Your instructions: Go through the records and show each line where the word "chart" occurs.

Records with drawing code
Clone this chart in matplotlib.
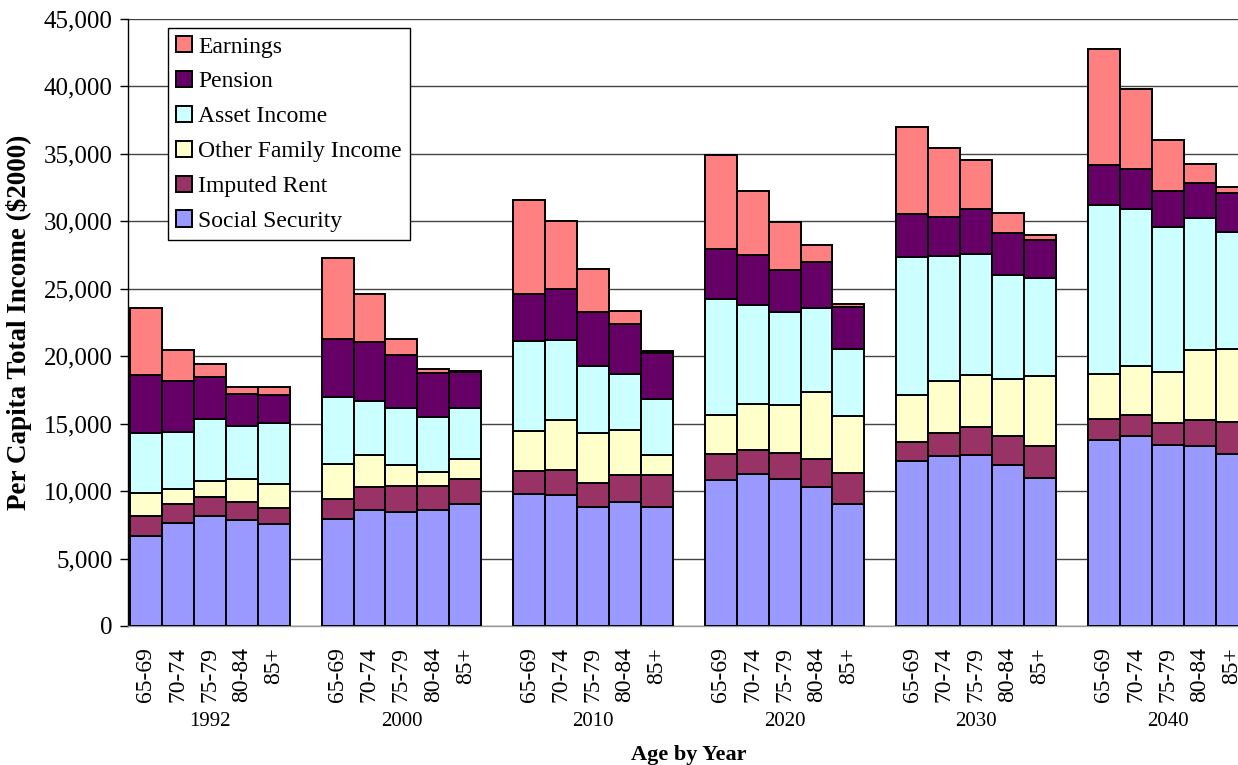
import matplotlib
matplotlib.use("Agg")
import matplotlib.pyplot as plt
from matplotlib.ticker import FuncFormatter
import numpy as np

years = ["1992", "2000", "2010", "2020", "2030", "2040"]
ages = ["65-69", "70-74", "75-79", "80-84", "85+"]

social_security = [6690, 7610, 8150, 7860, 7590,
                   7930, 8570, 8450, 8570, 9020,
                   9790, 9690, 8820, 9190, 8820,
                   10850, 11240, 10870, 10300, 9040,
                   12260, 12600, 12680, 11910, 11000,
                   13790, 14060, 13440, 13340, 12750]
imputed_rent = [1440, 1410, 1440, 1310, 1130,
                1510, 1710, 1900, 1830, 1880,
                1700, 1850, 1810, 2030, 2350,
                1930, 1830, 1980, 2110, 2280,
                1400, 1680, 2050, 2180, 2370,
                1560, 1610, 1580, 1910, 2350]
other_family = [1710, 1110, 1160, 1750, 1810,
                2570, 2420, 1610, 1040, 1510,
                2940, 3730, 3700, 3310, 1530,
                2890, 3390, 3530, 4910, 4220,
                3460, 3880, 3850, 4200, 5160,
                3310, 3630, 3780, 5210, 5460]
asset_income = [4490, 4230, 4570, 3930, 4540,
                4990, 3980, 4180, 4030, 3780,
                6670, 5910, 4970, 4130, 4150,
                8570, 7360, 6870, 6250, 5020,
                10260, 9270, 8970, 7730, 7290,
                12570, 11590, 10780, 9790, 8650]
pension = [4280, 3830, 3160, 2320, 2080,
           4250, 4370, 3950, 3260, 2640,
           3490, 3830, 3980, 3730, 3390,
           3680, 3680, 3170, 3390, 3110,
           3190, 2920, 3340, 3140, 2820,
           2970, 3010, 2690, 2560, 2860]
earnings = [4940, 2270, 970, 570, 570,
            6060, 3590, 1190, 300, 60,
            6990, 5010, 3160, 990, 120,
            7000, 4770, 3500, 1280, 230,
            6450, 5080, 3680, 1430, 350,
            8550, 5880, 3780, 1410, 470]

series = [
    ("Social Security", social_security, "#9999FF"),
    ("Imputed Rent", imputed_rent, "#993366"),
    ("Other Family Income", other_family, "#FFFFCC"),
    ("Asset Income", asset_income, "#CCFFFF"),
    ("Pension", pension, "#660066"),
    ("Earnings", earnings, "#FF8080"),
]

plt.rcParams['font.family'] = ['Liberation Serif', 'DejaVu Serif']

W, H = 1238, 765
fig = plt.figure(figsize=(W / 100, H / 100), dpi=100)
px = 31.93
ax_left, ax_right = 128, 128 + 35.125 * px
ax_top, ax_bot = 19, 626
ax = fig.add_axes([ax_left / W, 1 - ax_bot / H, (ax_right - ax_left) / W, (ax_bot - ax_top) / H])

xpos = []
labels = []
for g in range(len(years)):
    for i in range(len(ages)):
        xpos.append(g * 6 + i)
        labels.append(ages[i])
xpos = np.array(xpos, dtype=float)

bottom = np.zeros(len(xpos))
handles = []
for name, vals, col in series:
    v = np.array(vals, dtype=float)
    b = ax.bar(xpos, v, width=1.0, bottom=bottom, color=col, edgecolor="black",
               linewidth=1.4, label=name, zorder=3)
    handles.append(b)
    bottom += v

ax.set_xlim(-0.5 - 2 / px, 34.5 + 2 / px)
ax.set_ylim(0, 45000)
ax.set_yticks(np.arange(0, 45001, 5000))
ax.yaxis.set_major_formatter(FuncFormatter(lambda v, p: f"{int(v):,}"))
ax.tick_params(axis="y", labelsize=18, length=6, width=1, direction="out", pad=5)
ax.grid(axis="y", color="#444444", linewidth=1.0, zorder=0)
ax.set_axisbelow(True)

ax.set_xticks(xpos)
ax.set_xticklabels(labels, rotation=90, fontsize=17, va="top", ha="center")
ax.tick_params(axis="x", length=0, pad=15)

for s in ["top", "right"]:
    ax.spines[s].set_visible(False)
ax.spines["left"].set_color("black")
ax.spines["left"].set_linewidth(1.0)
ax.spines["bottom"].set_color("#999999")
ax.spines["bottom"].set_linewidth(1.0)

xt = ax.get_xaxis_transform()
for g, yr in enumerate(years):
    ax.text(g * 6 + 2, (626 - 722) / 607, yr, transform=xt, ha="center", va="center", fontsize=15)

ax.text(0.5, (626 - 755) / 607, "Age by Year", transform=ax.transAxes, ha="center",
        va="center", fontsize=16, fontweight="bold")
fig.text(19 / W, 1 - 322 / H, "Per Capita Total Income ($2000)", rotation=90,
         ha="center", va="center", fontsize=19.5, fontweight="bold")

leg = ax.legend(handles[::-1], [s[0] for s in series][::-1],
                loc="upper left",
                bbox_to_anchor=((168 - ax_left) / (ax_right - ax_left), (626 - 28) / 607),
                borderaxespad=0, fontsize=17, frameon=True, fancybox=False,
                edgecolor="black", framealpha=1, handlelength=0.68, handleheight=0.68,
                handletextpad=0.25, labelspacing=0.57, borderpad=0.35)
leg.get_frame().set_linewidth(1.0)
leg.set_zorder(5)

fig.savefig("out.png", dpi=100)
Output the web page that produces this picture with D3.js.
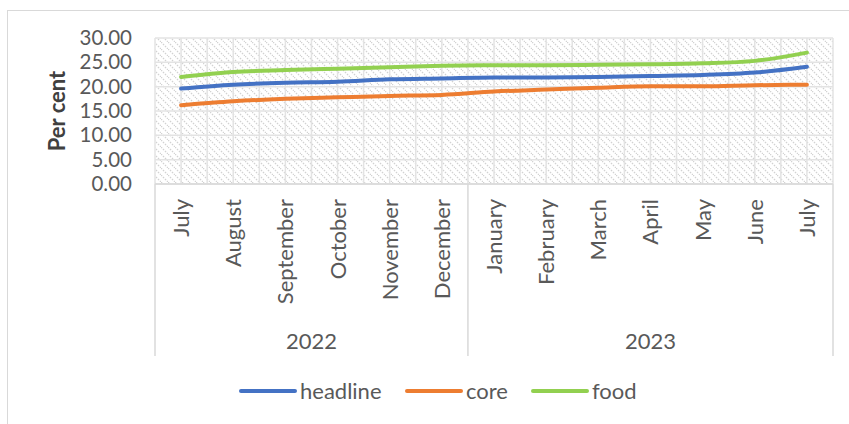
<!DOCTYPE html>
<html><head><meta charset="utf-8">
<script src="https://cdn.jsdelivr.net/npm/d3@7"></script>
<style>body{margin:0;background:#fff}svg{display:block;font-family:Lato,"Open Sans",sans-serif}</style>
</head><body>
<svg id="c" width="849" height="424"></svg>
<script>
const months = ["July","August","September","October","November","December","January","February","March","April","May","June","July"];
const years = ["2022","2023"];
const yearOfMonth = [0,0,0,0,0,0,1,1,1,1,1,1,1];
const headline = [19.6,20.4,20.8,21.0,21.5,21.7,21.9,21.9,22.0,22.2,22.4,22.9,24.1];
const core = [16.2,17.0,17.5,17.8,18.1,18.3,19.0,19.4,19.8,20.1,20.1,20.3,20.4];
const food = [22.0,23.0,23.4,23.7,24.0,24.3,24.4,24.4,24.5,24.6,24.8,25.3,27.0];
const yTicks = [0,5,10,15,20,25,30];
const seriesNames = ["headline","core","food"];
const seriesColors = ["#4472C4","#ED7D31","#92D050"];
const seriesData = [headline, core, food];

const FS = 22, FT = 20.5;
const FF = "Lato,'Open Sans',sans-serif";
const svg = d3.select("#c");
const L = 155, R = 833, T = 38, B = 184, AXB = 356;
const idx = d3.range(months.length);
const x = d3.scaleBand().domain(idx).range([L, R]);
const y = d3.scaleLinear().domain([0,30]).range([B, T]);
const cx = i => x(i) + x.bandwidth()/2;

// outer frame
svg.append("rect").attr("x",7.5).attr("y",10.5).attr("width",900).attr("height",500)
  .attr("fill","none").attr("stroke","#d9d9d9").attr("stroke-width",1);

// hatch pattern
const defs = svg.append("defs");
const pat = defs.append("pattern").attr("id","hatch").attr("patternUnits","userSpaceOnUse")
  .attr("width",7).attr("height",7);
pat.append("rect").attr("width",7).attr("height",7).attr("fill","#fff");
pat.append("path").attr("d","M0,0 L7,7 M-3.5,3.5 L0,7 M3.5,-3.5 L7,0")
  .attr("stroke","#d2d2d2").attr("stroke-width",1.2).attr("stroke-dasharray","1.6,1.2");
svg.append("rect").attr("x",L).attr("y",T).attr("width",R-L).attr("height",B-T).attr("fill","url(#hatch)");

// gridlines
const gridC = "#e3e3e3";
svg.append("g").selectAll("line").data(yTicks).join("line")
  .attr("x1",L).attr("x2",R).attr("y1",d=>y(d)).attr("y2",d=>y(d))
  .attr("stroke",gridC).attr("stroke-width",1.5);
const vx = [];
idx.forEach(i => { vx.push(x(i)); vx.push(cx(i)); });
vx.push(R);
svg.append("g").selectAll("line").data(vx).join("line")
  .attr("x1",d=>d).attr("x2",d=>d).attr("y1",T).attr("y2",B)
  .attr("stroke",gridC).attr("stroke-width",1.5);

// y axis labels
const yAxis = d3.axisLeft(y).tickValues(yTicks).tickFormat(d3.format(".2f")).tickSize(0).tickPadding(23);
const ya = svg.append("g").attr("transform",`translate(${L},0)`).call(yAxis);
ya.select(".domain").remove();
ya.selectAll("text").attr("font-size",FT).attr("fill","#595959").attr("font-family",FF);

svg.append("text").attr("transform",`translate(65,${(T+B)/2}) rotate(-90)`)
  .attr("text-anchor","middle").attr("font-size",22).attr("font-weight","bold").attr("fill","#404040")
  .text("Per cent");

// category axis lines
svg.append("line").attr("x1",L).attr("x2",R).attr("y1",B).attr("y2",B).attr("stroke","#d9d9d9").attr("stroke-width",1.5);
const sepX = [L, x(6), R];
svg.append("g").selectAll("line").data(sepX).join("line")
  .attr("x1",d=>d).attr("x2",d=>d).attr("y1",B).attr("y2",AXB)
  .attr("stroke","#d9d9d9").attr("stroke-width",1.5);

// month labels
svg.append("g").selectAll("text").data(idx).join("text")
  .attr("transform",i=>`translate(${cx(i)+8},199) rotate(-90)`)
  .attr("text-anchor","end").attr("font-size",FS).attr("fill","#595959")
  .text(i=>months[i]);

// year labels
years.forEach((yr, k) => {
  const first = yearOfMonth.indexOf(k), last = yearOfMonth.lastIndexOf(k);
  const mid = (x(first) + x(last) + x.bandwidth())/2;
  svg.append("text").attr("x",mid).attr("y",349).attr("text-anchor","middle")
    .attr("font-size",FS).attr("fill","#595959").text(yr);
});

// lines
const line = d3.line().x((d,i)=>cx(i)).y(d=>y(d)).curve(d3.curveMonotoneX);
seriesData.forEach((s, k) => {
  svg.append("path").datum(s).attr("d",line).attr("fill","none")
    .attr("stroke",seriesColors[k]).attr("stroke-width",4).attr("stroke-linecap","round");
});

// legend
const legX = [241, 407, 533];
seriesNames.forEach((n, k) => {
  const g = svg.append("g").attr("transform",`translate(${legX[k]},391)`);
  g.append("line").attr("x1",0).attr("x2",54).attr("y1",0).attr("y2",0)
    .attr("stroke",seriesColors[k]).attr("stroke-width",4).attr("stroke-linecap","round");
  g.append("text").attr("x",59).attr("y",8).attr("font-size",FS).attr("fill","#595959").text(n);
});
</script>
</body></html>
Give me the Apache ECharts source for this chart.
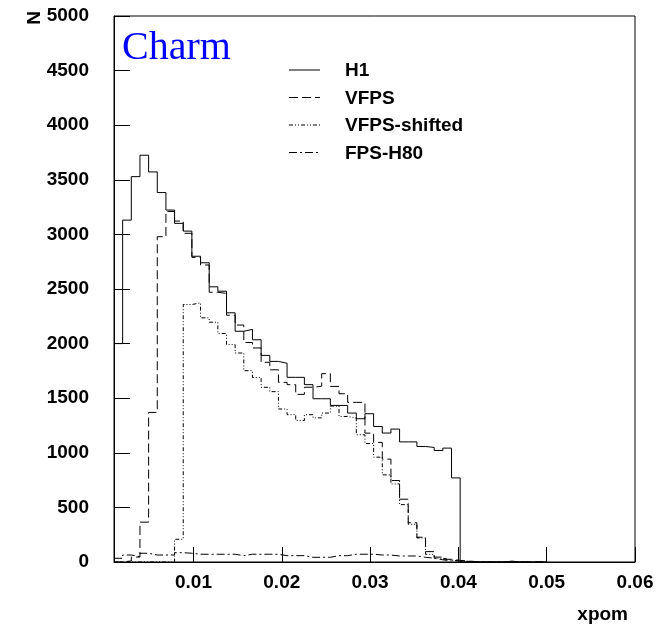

Output for this task:
Clone this chart in matplotlib.
Give me the Apache ECharts source for this chart.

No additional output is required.